Читать «Нахимов» онлайн - страница 97

Юрий Владимирович Давыдов

Мне хотелось объяснить свою мысль капитану.

— Да, — сказал я, — мне кажется, что в каждой опасности есть выбор, и выбор, сделанный под влиянием, например, чувства долга, есть храбрость, а выбор, сделанный под влиянием низкого чувства, — трусость…»

«В фигуре капитана было очень мало воинственного; но зато в ней было столько истины и простоты, что она необыкновенно поразила меня. „Вот кто истинно храбр“, сказалось мне невольно.

Он был точно таким же, каким я всегда видал его: те же спокойные движения, тот же ровный голос, то же выражение бесхитростности на его некрасивом, но простом лице; только по более, чем обыкновенно, светлому взгляду можно было заметить в нем внимание человека, спокойно занятого своим делом».

«Француз, который при Ватерлоо сказал: „La garde meurt, mais ne se rend pas“, и другие, в особенности французские герои, которые говорили достопамятные изречения, были храбры и действительно говорили достопамятные изречения; но между их храбростью и храбростью капитана есть та разница, что если бы великое слово, в каком бы то ни было случае, даже шевелилось в душе моего героя, я уверен, он не сказал бы его: во-первых, потому, что, сказав великое слово, он боялся бы этим самым испортить великое дело, а во-вторых, потому, что когда человек чувствует в себе силы сделать великое дело, какое бы то ни было слово не нужно. Это, по моему мнению, особенная и высокая черта русской храбрости».
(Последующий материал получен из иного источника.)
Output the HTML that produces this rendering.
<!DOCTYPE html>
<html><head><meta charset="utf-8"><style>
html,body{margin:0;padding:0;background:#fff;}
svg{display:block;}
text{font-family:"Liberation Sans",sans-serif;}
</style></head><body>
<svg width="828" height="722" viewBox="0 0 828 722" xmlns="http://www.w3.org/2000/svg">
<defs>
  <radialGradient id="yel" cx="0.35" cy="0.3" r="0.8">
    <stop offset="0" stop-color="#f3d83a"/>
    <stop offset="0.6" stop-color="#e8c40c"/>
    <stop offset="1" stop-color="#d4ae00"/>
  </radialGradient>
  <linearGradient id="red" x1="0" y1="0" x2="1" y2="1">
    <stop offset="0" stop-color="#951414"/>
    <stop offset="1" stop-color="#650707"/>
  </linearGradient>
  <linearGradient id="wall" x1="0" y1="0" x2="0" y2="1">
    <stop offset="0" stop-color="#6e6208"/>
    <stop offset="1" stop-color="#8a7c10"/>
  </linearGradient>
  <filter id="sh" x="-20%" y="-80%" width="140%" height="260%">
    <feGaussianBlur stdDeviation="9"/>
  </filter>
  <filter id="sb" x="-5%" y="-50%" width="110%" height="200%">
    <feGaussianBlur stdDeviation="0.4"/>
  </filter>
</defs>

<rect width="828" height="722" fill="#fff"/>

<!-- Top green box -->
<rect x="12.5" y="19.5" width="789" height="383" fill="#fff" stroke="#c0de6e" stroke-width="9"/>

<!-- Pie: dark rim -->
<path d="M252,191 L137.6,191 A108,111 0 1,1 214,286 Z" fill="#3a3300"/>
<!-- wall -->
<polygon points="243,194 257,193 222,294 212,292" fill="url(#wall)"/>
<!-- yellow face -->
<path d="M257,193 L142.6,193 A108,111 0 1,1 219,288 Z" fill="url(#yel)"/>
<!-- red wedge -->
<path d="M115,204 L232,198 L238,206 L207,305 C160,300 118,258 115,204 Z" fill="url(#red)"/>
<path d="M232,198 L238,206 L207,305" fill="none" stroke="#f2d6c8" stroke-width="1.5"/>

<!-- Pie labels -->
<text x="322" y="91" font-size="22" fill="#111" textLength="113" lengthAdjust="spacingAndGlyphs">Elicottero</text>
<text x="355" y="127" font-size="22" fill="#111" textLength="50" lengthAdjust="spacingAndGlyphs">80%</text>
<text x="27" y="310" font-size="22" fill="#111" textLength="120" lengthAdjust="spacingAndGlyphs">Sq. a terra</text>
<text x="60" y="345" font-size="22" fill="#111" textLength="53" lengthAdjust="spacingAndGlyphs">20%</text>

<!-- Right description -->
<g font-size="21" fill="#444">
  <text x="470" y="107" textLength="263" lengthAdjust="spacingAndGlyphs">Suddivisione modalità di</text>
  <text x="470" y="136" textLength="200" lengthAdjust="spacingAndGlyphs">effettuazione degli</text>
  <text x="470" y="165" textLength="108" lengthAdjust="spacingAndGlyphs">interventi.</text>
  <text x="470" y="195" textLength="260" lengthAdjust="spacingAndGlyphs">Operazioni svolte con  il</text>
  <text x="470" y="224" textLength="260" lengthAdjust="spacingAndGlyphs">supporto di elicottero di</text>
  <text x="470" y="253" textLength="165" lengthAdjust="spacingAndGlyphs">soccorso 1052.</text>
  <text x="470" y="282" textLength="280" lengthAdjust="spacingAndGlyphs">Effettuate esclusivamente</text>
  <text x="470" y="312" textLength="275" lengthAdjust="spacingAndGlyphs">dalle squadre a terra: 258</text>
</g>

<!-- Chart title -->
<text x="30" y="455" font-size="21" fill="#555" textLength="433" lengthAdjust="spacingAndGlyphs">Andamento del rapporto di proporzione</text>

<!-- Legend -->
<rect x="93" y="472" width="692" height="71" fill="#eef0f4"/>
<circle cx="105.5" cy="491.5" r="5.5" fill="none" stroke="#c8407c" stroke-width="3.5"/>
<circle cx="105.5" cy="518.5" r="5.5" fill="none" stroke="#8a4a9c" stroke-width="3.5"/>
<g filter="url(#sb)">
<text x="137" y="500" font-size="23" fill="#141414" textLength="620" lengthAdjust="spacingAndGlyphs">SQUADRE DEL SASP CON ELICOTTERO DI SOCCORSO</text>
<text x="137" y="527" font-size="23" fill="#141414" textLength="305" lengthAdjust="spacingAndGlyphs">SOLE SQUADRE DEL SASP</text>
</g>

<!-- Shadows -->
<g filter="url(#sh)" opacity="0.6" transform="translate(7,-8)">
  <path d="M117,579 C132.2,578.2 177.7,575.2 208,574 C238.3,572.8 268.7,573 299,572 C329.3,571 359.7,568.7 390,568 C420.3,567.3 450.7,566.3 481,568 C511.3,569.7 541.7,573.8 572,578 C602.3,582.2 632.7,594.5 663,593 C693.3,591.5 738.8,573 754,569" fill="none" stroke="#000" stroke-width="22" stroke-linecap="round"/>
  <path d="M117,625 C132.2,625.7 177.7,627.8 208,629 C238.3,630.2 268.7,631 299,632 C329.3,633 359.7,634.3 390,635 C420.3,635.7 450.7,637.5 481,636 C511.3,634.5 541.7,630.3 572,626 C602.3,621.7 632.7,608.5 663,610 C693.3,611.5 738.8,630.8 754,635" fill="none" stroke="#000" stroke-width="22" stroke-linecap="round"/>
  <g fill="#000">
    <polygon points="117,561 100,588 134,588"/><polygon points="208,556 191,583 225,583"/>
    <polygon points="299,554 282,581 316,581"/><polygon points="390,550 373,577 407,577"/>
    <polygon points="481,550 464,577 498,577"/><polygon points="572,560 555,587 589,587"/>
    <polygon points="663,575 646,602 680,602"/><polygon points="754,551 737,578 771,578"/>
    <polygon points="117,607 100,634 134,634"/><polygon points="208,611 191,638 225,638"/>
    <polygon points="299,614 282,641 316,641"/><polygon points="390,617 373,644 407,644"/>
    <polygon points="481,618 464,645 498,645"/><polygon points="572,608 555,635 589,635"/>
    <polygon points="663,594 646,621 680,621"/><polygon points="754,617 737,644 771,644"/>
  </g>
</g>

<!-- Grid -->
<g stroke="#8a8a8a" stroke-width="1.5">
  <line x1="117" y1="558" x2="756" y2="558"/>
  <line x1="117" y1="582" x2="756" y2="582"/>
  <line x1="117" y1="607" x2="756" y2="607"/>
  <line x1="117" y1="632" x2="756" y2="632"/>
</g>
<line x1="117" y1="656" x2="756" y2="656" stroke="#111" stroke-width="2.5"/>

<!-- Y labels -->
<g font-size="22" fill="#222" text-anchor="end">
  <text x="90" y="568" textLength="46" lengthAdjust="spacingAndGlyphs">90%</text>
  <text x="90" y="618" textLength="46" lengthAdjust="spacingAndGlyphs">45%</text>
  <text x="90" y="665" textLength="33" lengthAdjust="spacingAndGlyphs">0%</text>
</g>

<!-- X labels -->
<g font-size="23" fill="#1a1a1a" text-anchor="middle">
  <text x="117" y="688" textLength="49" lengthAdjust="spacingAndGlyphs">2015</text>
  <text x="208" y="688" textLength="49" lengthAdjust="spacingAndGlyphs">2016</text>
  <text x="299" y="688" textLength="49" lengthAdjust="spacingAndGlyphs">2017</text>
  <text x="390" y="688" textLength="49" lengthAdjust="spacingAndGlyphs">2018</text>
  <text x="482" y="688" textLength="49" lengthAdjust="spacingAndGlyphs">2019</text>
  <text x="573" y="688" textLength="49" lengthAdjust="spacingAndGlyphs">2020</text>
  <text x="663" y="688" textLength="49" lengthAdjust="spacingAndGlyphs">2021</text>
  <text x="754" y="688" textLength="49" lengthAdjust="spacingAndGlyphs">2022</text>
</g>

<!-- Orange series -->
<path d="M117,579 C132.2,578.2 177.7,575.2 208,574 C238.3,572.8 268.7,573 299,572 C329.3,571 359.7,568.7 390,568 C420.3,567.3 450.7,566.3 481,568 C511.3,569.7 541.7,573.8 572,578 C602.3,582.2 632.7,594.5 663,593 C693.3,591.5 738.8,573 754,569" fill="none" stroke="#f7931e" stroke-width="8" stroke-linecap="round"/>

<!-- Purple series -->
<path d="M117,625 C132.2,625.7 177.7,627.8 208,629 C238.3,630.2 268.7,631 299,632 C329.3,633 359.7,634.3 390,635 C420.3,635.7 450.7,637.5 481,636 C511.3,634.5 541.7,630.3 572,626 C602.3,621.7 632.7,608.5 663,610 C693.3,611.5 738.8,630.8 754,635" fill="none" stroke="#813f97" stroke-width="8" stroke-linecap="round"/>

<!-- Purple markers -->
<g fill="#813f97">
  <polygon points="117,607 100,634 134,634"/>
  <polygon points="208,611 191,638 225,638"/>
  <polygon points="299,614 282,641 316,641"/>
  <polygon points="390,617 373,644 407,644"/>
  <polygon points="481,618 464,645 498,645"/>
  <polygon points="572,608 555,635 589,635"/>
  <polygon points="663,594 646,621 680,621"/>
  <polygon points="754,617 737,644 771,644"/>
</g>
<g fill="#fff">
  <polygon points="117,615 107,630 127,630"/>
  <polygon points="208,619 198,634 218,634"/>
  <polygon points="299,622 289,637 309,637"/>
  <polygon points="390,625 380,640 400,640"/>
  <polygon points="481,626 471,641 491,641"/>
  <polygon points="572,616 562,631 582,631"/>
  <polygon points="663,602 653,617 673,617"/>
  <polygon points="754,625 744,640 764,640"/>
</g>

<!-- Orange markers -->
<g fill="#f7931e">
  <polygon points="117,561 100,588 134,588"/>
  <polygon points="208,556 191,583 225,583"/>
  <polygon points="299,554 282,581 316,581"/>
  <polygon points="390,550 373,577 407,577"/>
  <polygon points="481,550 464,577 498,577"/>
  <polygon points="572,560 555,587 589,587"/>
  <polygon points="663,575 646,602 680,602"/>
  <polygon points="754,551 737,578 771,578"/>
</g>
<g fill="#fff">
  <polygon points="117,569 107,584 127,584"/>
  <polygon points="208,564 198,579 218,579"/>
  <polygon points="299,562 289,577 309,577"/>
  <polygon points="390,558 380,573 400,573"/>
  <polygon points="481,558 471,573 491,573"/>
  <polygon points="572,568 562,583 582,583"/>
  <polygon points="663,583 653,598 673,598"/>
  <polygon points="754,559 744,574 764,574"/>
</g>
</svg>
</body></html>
Выше говорилось о постижении Нахимовым народного духа. Теперь скажем и о том, что народный дух жил в Нахимове. Вглядываясь в его поведение времен севастопольского испытания, поражаешься, сколь тождественны особенности, подмеченные великим писателем, с качествами, присущими Павлу Степановичу: и это «умение вести себя как следует», и эта естественность, «всегдашность» под огнем, и это отсутствие «великих слов», и эта спокойная деловитость среди смертоносного вихря.

Нахимов был не просто героем. Он был героем народным. Одним из тех, кого с ревнивой бережливостью хранит память поколений.

5

Истомин возвращался с Камчатского люнета, заслонявшего, как щит, Малахов курган. Французские батареи гремели. Истомина просили переждать опасность в траншее. Он отмахнулся: «Э, батенька, все равно: от ядра нигде не спрячешься!» В тот же миг ядром оторвало ему голову.

Нахимов знавал Истомина со времен Наварина: гардемарином Истомин плавал на «Азове». Он пестовался, как и Нахимов, в черноморской школе; войну встретил капитаном 1-го ранга, командиром линейного корабля «Париж»; Синоп «пристегнул» ему контр-адмиральские эполеты.

Если Нахимов как бы загодя принял неотвратимость своей смерти на севастопольских бастионах, то гибель соратников, в каких бы чинах они ни ходили, всегда отзывалась в нем острой болью. К этому он привыкнуть не мог, не умел. «Я уверен, — говорил моряк, участник обороны, — что никому так не горько при виде убитого или раненого флотского офицера, как Павлу Степановичу, который душою привязан ко всем нам».